-- Start --

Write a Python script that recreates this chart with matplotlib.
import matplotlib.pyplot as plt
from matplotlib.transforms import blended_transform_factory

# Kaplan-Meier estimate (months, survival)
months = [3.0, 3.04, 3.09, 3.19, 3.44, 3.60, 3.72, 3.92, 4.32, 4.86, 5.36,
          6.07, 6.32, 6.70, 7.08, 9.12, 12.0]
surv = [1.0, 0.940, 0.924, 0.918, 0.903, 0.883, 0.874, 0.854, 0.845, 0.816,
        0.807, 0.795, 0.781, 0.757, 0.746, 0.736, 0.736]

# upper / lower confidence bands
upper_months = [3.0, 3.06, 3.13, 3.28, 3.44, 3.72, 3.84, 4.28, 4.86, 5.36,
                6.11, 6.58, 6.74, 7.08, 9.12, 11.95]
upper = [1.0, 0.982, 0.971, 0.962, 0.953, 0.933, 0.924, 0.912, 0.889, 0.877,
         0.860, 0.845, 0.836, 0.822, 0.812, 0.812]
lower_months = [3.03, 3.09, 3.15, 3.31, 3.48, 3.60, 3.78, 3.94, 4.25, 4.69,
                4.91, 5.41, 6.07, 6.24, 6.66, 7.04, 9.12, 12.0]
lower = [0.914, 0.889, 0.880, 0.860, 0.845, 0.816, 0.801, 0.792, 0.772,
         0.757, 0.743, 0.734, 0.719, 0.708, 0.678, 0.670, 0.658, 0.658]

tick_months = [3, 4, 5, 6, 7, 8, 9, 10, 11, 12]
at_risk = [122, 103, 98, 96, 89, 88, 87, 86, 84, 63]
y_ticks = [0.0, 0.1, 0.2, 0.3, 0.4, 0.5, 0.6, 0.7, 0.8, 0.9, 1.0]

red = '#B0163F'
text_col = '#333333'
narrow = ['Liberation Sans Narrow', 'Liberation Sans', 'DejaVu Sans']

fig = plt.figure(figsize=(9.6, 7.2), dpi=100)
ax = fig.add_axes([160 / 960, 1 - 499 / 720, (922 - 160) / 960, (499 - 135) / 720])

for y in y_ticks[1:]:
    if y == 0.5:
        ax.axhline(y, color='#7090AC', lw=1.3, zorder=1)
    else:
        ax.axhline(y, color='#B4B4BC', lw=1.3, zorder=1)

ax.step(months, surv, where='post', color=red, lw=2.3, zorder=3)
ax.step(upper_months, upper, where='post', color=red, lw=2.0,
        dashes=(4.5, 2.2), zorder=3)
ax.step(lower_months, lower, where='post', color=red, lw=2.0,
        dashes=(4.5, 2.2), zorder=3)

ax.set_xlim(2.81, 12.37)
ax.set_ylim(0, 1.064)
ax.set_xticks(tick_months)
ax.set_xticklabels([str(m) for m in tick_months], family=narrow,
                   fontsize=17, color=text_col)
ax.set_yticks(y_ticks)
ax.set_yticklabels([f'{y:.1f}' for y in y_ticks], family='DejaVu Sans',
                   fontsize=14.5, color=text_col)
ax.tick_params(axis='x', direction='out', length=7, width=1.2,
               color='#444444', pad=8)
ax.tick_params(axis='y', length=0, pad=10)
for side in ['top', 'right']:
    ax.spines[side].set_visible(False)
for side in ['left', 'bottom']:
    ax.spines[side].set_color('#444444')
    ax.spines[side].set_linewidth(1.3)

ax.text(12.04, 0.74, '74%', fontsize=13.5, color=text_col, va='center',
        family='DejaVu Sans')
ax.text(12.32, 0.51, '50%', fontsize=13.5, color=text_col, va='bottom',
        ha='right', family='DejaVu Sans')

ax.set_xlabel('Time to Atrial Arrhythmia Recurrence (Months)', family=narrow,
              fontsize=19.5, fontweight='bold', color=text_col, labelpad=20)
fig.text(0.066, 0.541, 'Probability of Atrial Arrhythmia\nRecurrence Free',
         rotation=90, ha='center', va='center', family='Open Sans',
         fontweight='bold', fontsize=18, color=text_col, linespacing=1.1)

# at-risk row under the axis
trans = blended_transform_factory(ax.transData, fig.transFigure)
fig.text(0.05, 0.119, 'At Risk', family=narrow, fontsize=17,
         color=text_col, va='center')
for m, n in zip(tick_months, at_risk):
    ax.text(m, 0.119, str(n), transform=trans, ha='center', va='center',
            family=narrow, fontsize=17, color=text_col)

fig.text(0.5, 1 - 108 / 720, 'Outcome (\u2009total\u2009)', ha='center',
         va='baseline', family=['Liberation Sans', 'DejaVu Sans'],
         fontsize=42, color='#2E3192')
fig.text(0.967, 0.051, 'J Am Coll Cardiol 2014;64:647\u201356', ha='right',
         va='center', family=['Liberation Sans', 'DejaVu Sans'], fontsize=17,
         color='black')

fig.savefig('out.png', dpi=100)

-- End --

Make an exact copy of every line in the data.

Write a Python script that recreates this chart with matplotlib.
import matplotlib.pyplot as plt
from matplotlib.transforms import blended_transform_factory

# Kaplan-Meier estimate (months, survival)
months = [3.0, 3.04, 3.09, 3.19, 3.44, 3.60, 3.72, 3.92, 4.32, 4.86, 5.36,
          6.07, 6.32, 6.70, 7.08, 9.12, 12.0]
surv = [1.0, 0.940, 0.924, 0.918, 0.903, 0.883, 0.874, 0.854, 0.845, 0.816,
        0.807, 0.795, 0.781, 0.757, 0.746, 0.736, 0.736]

# upper / lower confidence bands
upper_months = [3.0, 3.06, 3.13, 3.28, 3.44, 3.72, 3.84, 4.28, 4.86, 5.36,
                6.11, 6.58, 6.74, 7.08, 9.12, 11.95]
upper = [1.0, 0.982, 0.971, 0.962, 0.953, 0.933, 0.924, 0.912, 0.889, 0.877,
         0.860, 0.845, 0.836, 0.822, 0.812, 0.812]
lower_months = [3.03, 3.09, 3.15, 3.31, 3.48, 3.60, 3.78, 3.94, 4.25, 4.69,
                4.91, 5.41, 6.07, 6.24, 6.66, 7.04, 9.12, 12.0]
lower = [0.914, 0.889, 0.880, 0.860, 0.845, 0.816, 0.801, 0.792, 0.772,
         0.757, 0.743, 0.734, 0.719, 0.708, 0.678, 0.670, 0.658, 0.658]

tick_months = [3, 4, 5, 6, 7, 8, 9, 10, 11, 12]
at_risk = [122, 103, 98, 96, 89, 88, 87, 86, 84, 63]
y_ticks = [0.0, 0.1, 0.2, 0.3, 0.4, 0.5, 0.6, 0.7, 0.8, 0.9, 1.0]

red = '#B0163F'
text_col = '#333333'
narrow = ['Liberation Sans Narrow', 'Liberation Sans', 'DejaVu Sans']

fig = plt.figure(figsize=(9.6, 7.2), dpi=100)
ax = fig.add_axes([160 / 960, 1 - 499 / 720, (922 - 160) / 960, (499 - 135) / 720])

for y in y_ticks[1:]:
    if y == 0.5:
        ax.axhline(y, color='#7090AC', lw=1.3, zorder=1)
    else:
        ax.axhline(y, color='#B4B4BC', lw=1.3, zorder=1)

ax.step(months, surv, where='post', color=red, lw=2.3, zorder=3)
ax.step(upper_months, upper, where='post', color=red, lw=2.0,
        dashes=(4.5, 2.2), zorder=3)
ax.step(lower_months, lower, where='post', color=red, lw=2.0,
        dashes=(4.5, 2.2), zorder=3)

ax.set_xlim(2.81, 12.37)
ax.set_ylim(0, 1.064)
ax.set_xticks(tick_months)
ax.set_xticklabels([str(m) for m in tick_months], family=narrow,
                   fontsize=17, color=text_col)
ax.set_yticks(y_ticks)
ax.set_yticklabels([f'{y:.1f}' for y in y_ticks], family='DejaVu Sans',
                   fontsize=14.5, color=text_col)
ax.tick_params(axis='x', direction='out', length=7, width=1.2,
               color='#444444', pad=8)
ax.tick_params(axis='y', length=0, pad=10)
for side in ['top', 'right']:
    ax.spines[side].set_visible(False)
for side in ['left', 'bottom']:
    ax.spines[side].set_color('#444444')
    ax.spines[side].set_linewidth(1.3)

ax.text(12.04, 0.74, '74%', fontsize=13.5, color=text_col, va='center',
        family='DejaVu Sans')
ax.text(12.32, 0.51, '50%', fontsize=13.5, color=text_col, va='bottom',
        ha='right', family='DejaVu Sans')

ax.set_xlabel('Time to Atrial Arrhythmia Recurrence (Months)', family=narrow,
              fontsize=19.5, fontweight='bold', color=text_col, labelpad=20)
fig.text(0.066, 0.541, 'Probability of Atrial Arrhythmia\nRecurrence Free',
         rotation=90, ha='center', va='center', family='Open Sans',
         fontweight='bold', fontsize=18, color=text_col, linespacing=1.1)

# at-risk row under the axis
trans = blended_transform_factory(ax.transData, fig.transFigure)
fig.text(0.05, 0.119, 'At Risk', family=narrow, fontsize=17,
         color=text_col, va='center')
for m, n in zip(tick_months, at_risk):
    ax.text(m, 0.119, str(n), transform=trans, ha='center', va='center',
            family=narrow, fontsize=17, color=text_col)

fig.text(0.5, 1 - 108 / 720, 'Outcome (\u2009total\u2009)', ha='center',
         va='baseline', family=['Liberation Sans', 'DejaVu Sans'],
         fontsize=42, color='#2E3192')
fig.text(0.967, 0.051, 'J Am Coll Cardiol 2014;64:647\u201356', ha='right',
         va='center', family=['Liberation Sans', 'DejaVu Sans'], fontsize=17,
         color='black')

fig.savefig('out.png', dpi=100)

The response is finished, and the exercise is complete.